Using this convention, multiple instances of objects may be stored with different names in the same database. For example, if a user needed to do calculations considering alternative geometries for the water molecule, an input file could be constructed containing all the geometries of interest by storing them in the database under different names.

The runtime database contents for the file h2o.db listed above were generated from the user-specified input directive,

 geometry "test geom"
   O     0.00000000    0.00000000    0.00000000
   H     0.00000000    1.43042809   -1.10715266
   H     0.00000000   -1.43042809   -1.10715266
 end

The GEOMETRY directive allows the user to specify the coordinates of the atoms (or centers), and identify the geometry with a unique name.

Unless a specific name is defined for the geometry, (such as the name "test geom" shown in the example), the default name of geometry is assigned.

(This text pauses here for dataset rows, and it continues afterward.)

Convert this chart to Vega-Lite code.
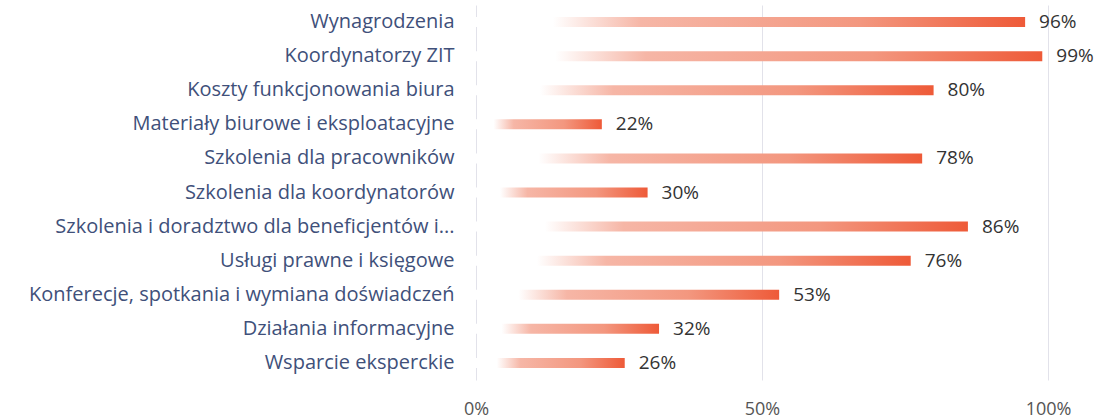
{
  "$schema": "https://vega.github.io/schema/vega-lite/v6.json",
  "autosize": "none",
  "width": 572,
  "height": 375,
  "padding": {"left": 476, "top": 5, "right": 50, "bottom": 39},
  "background": "white",
  "config": {"view": {"stroke": null}, "font": "Open Sans"},
  "data": {"values": [
    {"kategoria": "Wynagrodzenia", "udzial": 0.96},
    {"kategoria": "Koordynatorzy ZIT", "udzial": 0.99},
    {"kategoria": "Koszty funkcjonowania biura", "udzial": 0.80},
    {"kategoria": "Materiały biurowe i eksploatacyjne", "udzial": 0.22},
    {"kategoria": "Szkolenia dla pracowników", "udzial": 0.78},
    {"kategoria": "Szkolenia dla koordynatorów", "udzial": 0.30},
    {"kategoria": "Szkolenia i doradztwo dla beneficjentów i...", "udzial": 0.86},
    {"kategoria": "Usługi prawne i księgowe", "udzial": 0.76},
    {"kategoria": "Konferecje, spotkania i wymiana doświadczeń", "udzial": 0.53},
    {"kategoria": "Działania informacyjne", "udzial": 0.32},
    {"kategoria": "Wsparcie eksperckie", "udzial": 0.26}
  ]},
  "encoding": {
    "y": {"field": "kategoria", "type": "nominal", "sort": null, "title": null,
      "axis": {"ticks": false, "domain": false, "labelPadding": 22, "labelFontSize": 20, "labelColor": "#40507a", "labelLimit": 480, "labelFont": "Open Sans"}},
    "x": {"field": "udzial", "type": "quantitative", "scale": {"domain": [0, 1], "nice": false}, "title": null,
      "axis": {"values": [0, 0.5, 1], "format": "%", "ticks": false, "domain": false, "grid": true, "gridColor": "#e2e2ea", "labelPadding": 20, "labelFontSize": 18, "labelColor": "#555", "labelFlush": false}}
  },
  "layer": [
    {
      "mark": {"type": "bar", "size": 10,
        "color": {"gradient": "linear", "x1": 0, "y1": 0, "x2": 1, "y2": 0,
          "stops": [
            {"offset": 0, "color": "#ffffff"},
            {"offset": 0.14, "color": "#ffffff"},
            {"offset": 0.3, "color": "#f6b6a6"},
            {"offset": 0.7, "color": "#f3977f"},
            {"offset": 1, "color": "#ee5a38"}
          ]}}
    },
    {
      "mark": {"type": "text", "align": "left", "baseline": "middle", "dx": 14, "fontSize": 19, "color": "#333333", "font": "Open Sans"},
      "encoding": {"text": {"field": "udzial", "type": "quantitative", "format": ".0%"}}
    }
  ]
}
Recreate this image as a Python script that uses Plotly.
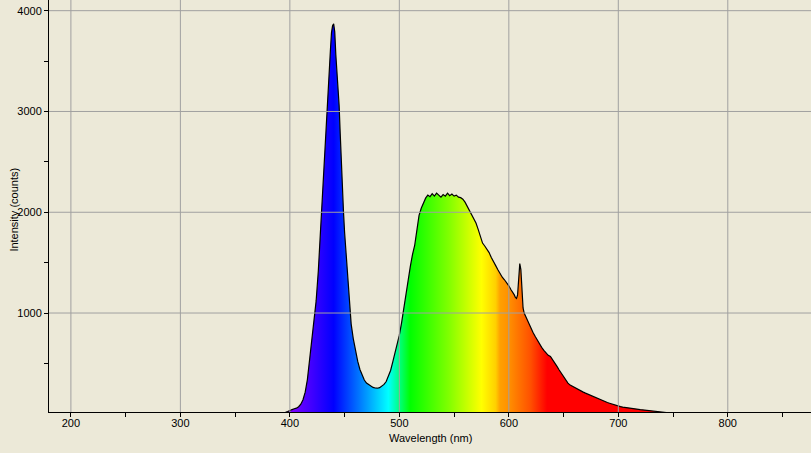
import plotly.graph_objects as go

# ---- data ----
wavelength_nm = [
    380, 382, 384, 386, 388, 390, 392, 394, 396, 398, 400, 402, 404, 406, 408, 410,
    412, 414, 416, 418, 420, 422, 424, 426, 427, 428, 429, 430, 431, 432, 433, 434,
    435, 436, 437, 438, 439, 440, 441, 442, 443, 444, 445, 446, 447, 448, 449, 450,
    451, 452, 454, 456, 458, 460, 462, 464, 466, 468, 470, 472, 474, 476, 478, 480,
    482, 484, 486, 488, 490, 492, 494, 496, 498, 500, 502, 504, 506, 508, 510, 512,
    514, 516, 518, 520, 522, 524, 526, 528, 530, 532, 534, 536, 538, 540, 542, 544,
    546, 548, 550, 552, 554, 556, 558, 560, 562, 564, 566, 568, 570, 572, 574, 576,
    578, 580, 582, 584, 586, 588, 590, 592, 594, 596, 598, 600, 602, 604, 605, 606,
    607, 608, 609, 610, 611, 612, 613, 614, 615, 616, 618, 620, 622, 624, 626, 628,
    630, 632, 634, 636, 638, 640, 642, 644, 646, 648, 650, 652, 654, 656, 658, 660,
    662, 664, 666, 668, 670, 672, 674, 676, 678, 680, 682, 684, 686, 688, 690, 692,
    694, 696, 698, 700, 702, 704, 706, 708, 710, 712, 714, 716, 718, 720, 722, 724,
    726, 728, 730, 732, 734, 736, 738, 740, 742, 744, 746, 748, 750,
]
intensity_counts = [
    0, 2, 6, 3, 8, 5, 10, 12, 15, 22, 35, 42, 50, 56, 70, 95,
    140, 215, 340, 550, 730, 900, 1120, 1420, 1630, 1820, 2000, 2150, 2400, 2680, 2900, 3030,
    3220, 3400, 3600, 3780, 3850, 3870, 3790, 3560, 3420, 3240, 3060, 2780, 2480, 2200, 2000, 1800,
    1660, 1520, 1200, 890, 740, 620, 520, 440, 380, 335, 305, 290, 275, 262, 256, 254,
    260, 272, 292, 320, 370, 430, 515, 600, 690, 780, 900, 1050, 1200, 1320, 1460, 1580,
    1670, 1820, 1970, 2040, 2090, 2140, 2170, 2155, 2185, 2160, 2190, 2170, 2150, 2175, 2160, 2190,
    2165, 2180, 2160, 2170, 2150, 2145, 2130, 2100, 2060, 2020, 1985, 1940, 1893, 1830, 1765, 1694,
    1665, 1635, 1600, 1550, 1515, 1470, 1430, 1390, 1355, 1330, 1305, 1270, 1231, 1200, 1180, 1155,
    1145, 1180, 1380, 1490, 1430, 1230, 1050, 1000, 975, 950, 910, 851, 810, 770, 730, 695,
    660, 630, 600, 580, 570, 540, 505, 470, 435, 400, 368, 338, 305, 285, 272, 260,
    248, 238, 226, 215, 205, 195, 185, 175, 165, 155, 146, 137, 128, 120, 112, 105,
    97, 90, 83, 77, 72, 67, 63, 59, 55, 52, 49, 47, 44, 42, 40, 38,
    36, 34, 32, 30, 28, 27, 25, 23, 18, 12, 6, 3, 0,
]

x_ticks = [200, 300, 400, 500, 600, 700, 800]
y_ticks = [1000, 2000, 3000, 4000]

# wavelength -> colour stops for the rainbow fill
color_wl = [380, 400, 420, 440, 460, 475, 490, 500, 510, 545, 575, 588, 592, 600, 620, 635, 750]
color_hex = ["#9a00ff", "#7f00ff", "#4000ff", "#0000ff", "#0066ff", "#00b3ff", "#00ffff",
             "#00ff80", "#00ff00", "#80ff00", "#ffff00", "#ffd000", "#ffa000", "#ff9000",
             "#ff5000", "#ff0000", "#ff0000"]

wl0, wl1 = color_wl[0], color_wl[-1]
colorscale = [[(w - wl0) / (wl1 - wl0), c] for w, c in zip(color_wl, color_hex)]

BG = "#ECE9D8"
GRID = "#A0A0A0"
FONT = dict(family="Tahoma, 'Liberation Sans', Arial, sans-serif", size=11, color="black")

fig = go.Figure()
fig.add_trace(go.Scatter(
    x=wavelength_nm, y=intensity_counts, mode="lines",
    line=dict(color="black", width=1.2),
    fill="tozeroy",
    fillgradient=dict(type="horizontal", colorscale=colorscale, start=wl0, stop=wl1),
    hoverinfo="skip", showlegend=False,
))

shapes = []
for v in x_ticks:
    shapes.append(dict(type="line", xref="x", yref="paper", x0=v, x1=v, y0=0, y1=1,
                       line=dict(color=GRID, width=1), layer="above"))
for v in y_ticks:
    shapes.append(dict(type="line", xref="paper", yref="y", x0=0, x1=1, y0=v, y1=v,
                       line=dict(color=GRID, width=1), layer="above"))

fig.update_layout(
    width=811, height=453,
    margin=dict(l=49, r=0, t=0, b=41, pad=0),
    paper_bgcolor=BG, plot_bgcolor=BG,
    font=FONT,
    shapes=shapes,
    annotations=[
        dict(text="Wavelength (nm)", xref="paper", yref="paper", x=0.5, y=-26 / 412,
             xanchor="center", yanchor="middle", showarrow=False, font=FONT),
        dict(text="Intensity (counts)", xref="paper", yref="paper", x=-34.5 / 762, y=0.49,
             xanchor="center", yanchor="middle", textangle=-90, showarrow=False, font=FONT),
    ],
    xaxis=dict(range=[180, 876], tickvals=x_ticks, showgrid=False, zeroline=False,
               showline=True, linecolor="black", linewidth=1,
               ticks="outside", ticklen=4, tickcolor="black", tickwidth=1,
               ticklabelstandoff=-3,
               minor=dict(dtick=50, tick0=0, ticks="outside", ticklen=4, tickcolor="black",
                          showgrid=False),
               tickfont=FONT, fixedrange=True, automargin=False),
    yaxis=dict(range=[18, 4106], tickvals=y_ticks, showgrid=False, zeroline=False,
               showline=True, linecolor="black", linewidth=1,
               ticks="outside", ticklen=4, tickcolor="black", tickwidth=1,
               minor=dict(dtick=500, tick0=0, ticks="outside", ticklen=4, tickcolor="black",
                          showgrid=False),
               tickfont=FONT, fixedrange=True, automargin=False),
)

fig.write_html(
    "out.html",
    config={"displayModeBar": False},
    post_script="document.body.style.margin='0';document.body.style.background='#ECE9D8';"
                "document.documentElement.style.overflow='hidden';",
)
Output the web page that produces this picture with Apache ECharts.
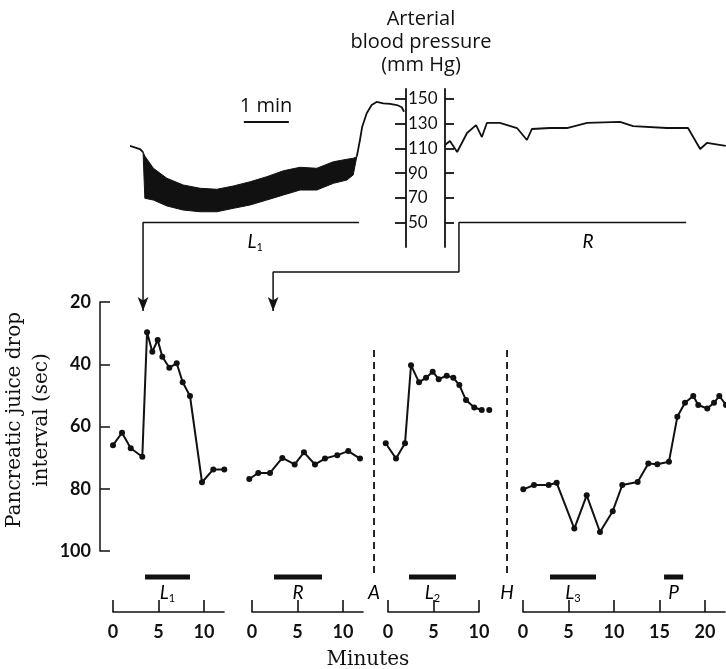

This is the geometry name that computational modules will look for when executing a calculation. The SET directive can be used in the input to force NWChem to look for a geometry with a name other than geometry. For example, to specify use of the geometry with the name "test geom" in the example above, the SET directive is as follows:

set geometry "test geom"

NWChem will automatically check for such indirections when loading geometries. Storage of data associated with basis sets, the other database resident object, functions in a similar fashion, using the default name "ao basis".

Persistence of data and restart

The database is persistent, meaning that all input data and output data (calculation results) that are not destroyed in the course of execution are permanently stored. These data are therefore available to subsequent tasks or jobs. This makes the input for restart jobs very simple, since only new or changed data must be provided. It also makes the behavior of successive restart jobs identical to that of multiple tasks within one job.

Sometimes, however, this persistence is undesirable, and it is necessary to return an NWChem module to its default behavior by restoring the database to its input-free state. In such a case, the UNSET directive can be used to delete all database entries associated with a given module (including both inputs and outputs).